The Benedictine Sisters of Kaunas
Our brief history
The monastery ensemble is situated in the northern part of Kaunas Old Town. The ensemble is comprised of the monastery, the church of St. Nicholas and a parsonage. The Gothic St. Nicholas church was built in the XV century. At the beginning it used to be a parish church, later it was given for the nuns of the Benedictine congregation. The first Benedictine sisters arrived to Kaunas from Nesvyzi (now it is Byelorussia) in 1627. At the initiative of a Lithuanian nobleman Andrius Skorulskis, the Grand Duke of Lithuania and the King of Poland Sigismund III granted the sisters St. Nicholas Church in Kaunas. God was gracious for His servants. He has saved our community through all the wars, occupations and deportations. The house of convent was built in 1825.
In 1948, sisters were made to leave their house. The church was closed by the Soviet government and was given to Kaunas public library.
The church was restored and reconsecrated in 1992. This was the first step towards our return to the convent and the revival of the community life. Since 2009 the church belongs to the Benedictine sisters and is considered to be the convent church.
The monastery of St. Benedict is a “school of the Lord’s service” (RB Prol., 45), in which:
– inspired by the Gospel, brothers and sisters are to serve each other (cf. RB 35, 1)
– the aged are honoured and the younger are loved (cf. RB 4, 70-71)
– brothers and sisters prefer nothing whatever to Christ, leading them all together to life everlasting. (cf. RB 72, 11-12)
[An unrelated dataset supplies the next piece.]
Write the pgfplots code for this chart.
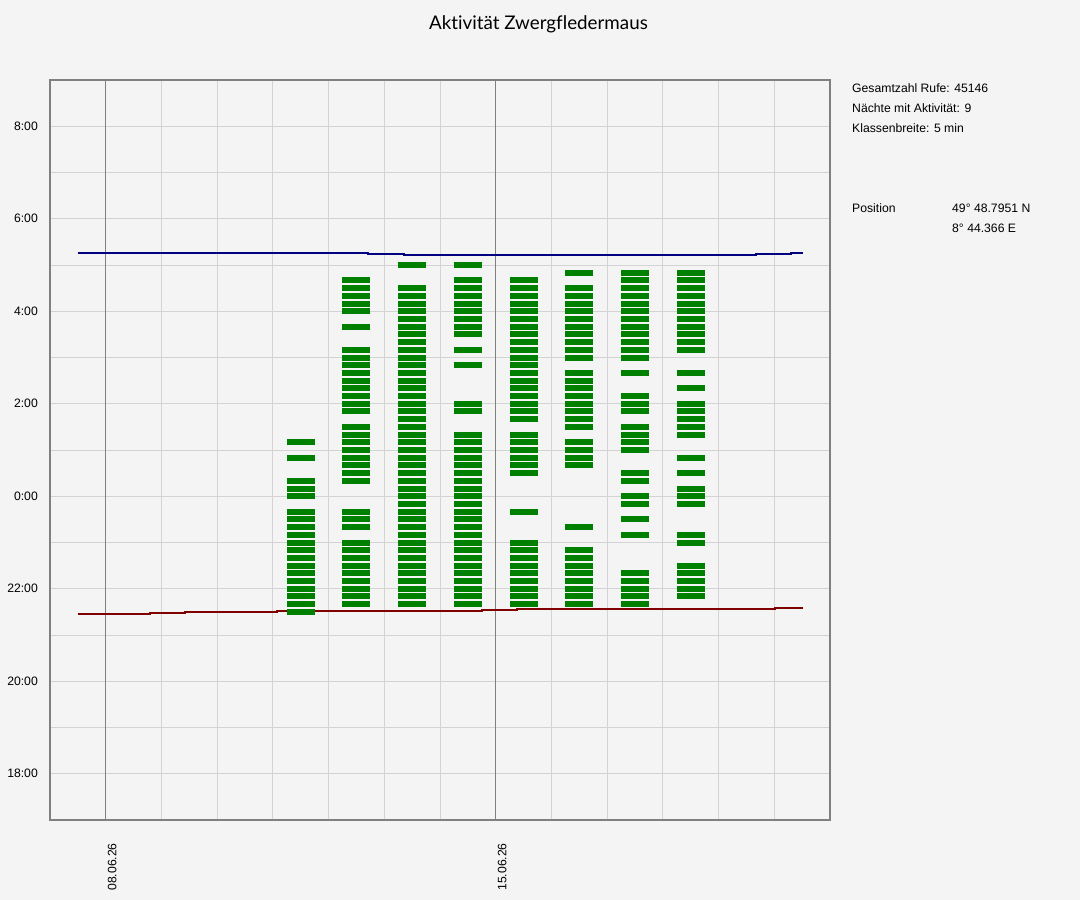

– Celebration of the Eucharist
– Office of the Hours
– Personal prayer
– Lectio divina
– Catechesis for children and adults
– Spiritual direction
Let all guests who arrive be received as Christ (…) and let due honour be shown to all. (…) Let the greatest care be taken, especially in the reception of the poor and travellers, because Christ is received more specially in them. RB 53, 1; 15
St. Nicholas church is rather unique both from inside and outside. The Gothic style tower of the church often appears in many pictures of Kaunas panorama, while the interior may come as a surprise due to asymmetrical space.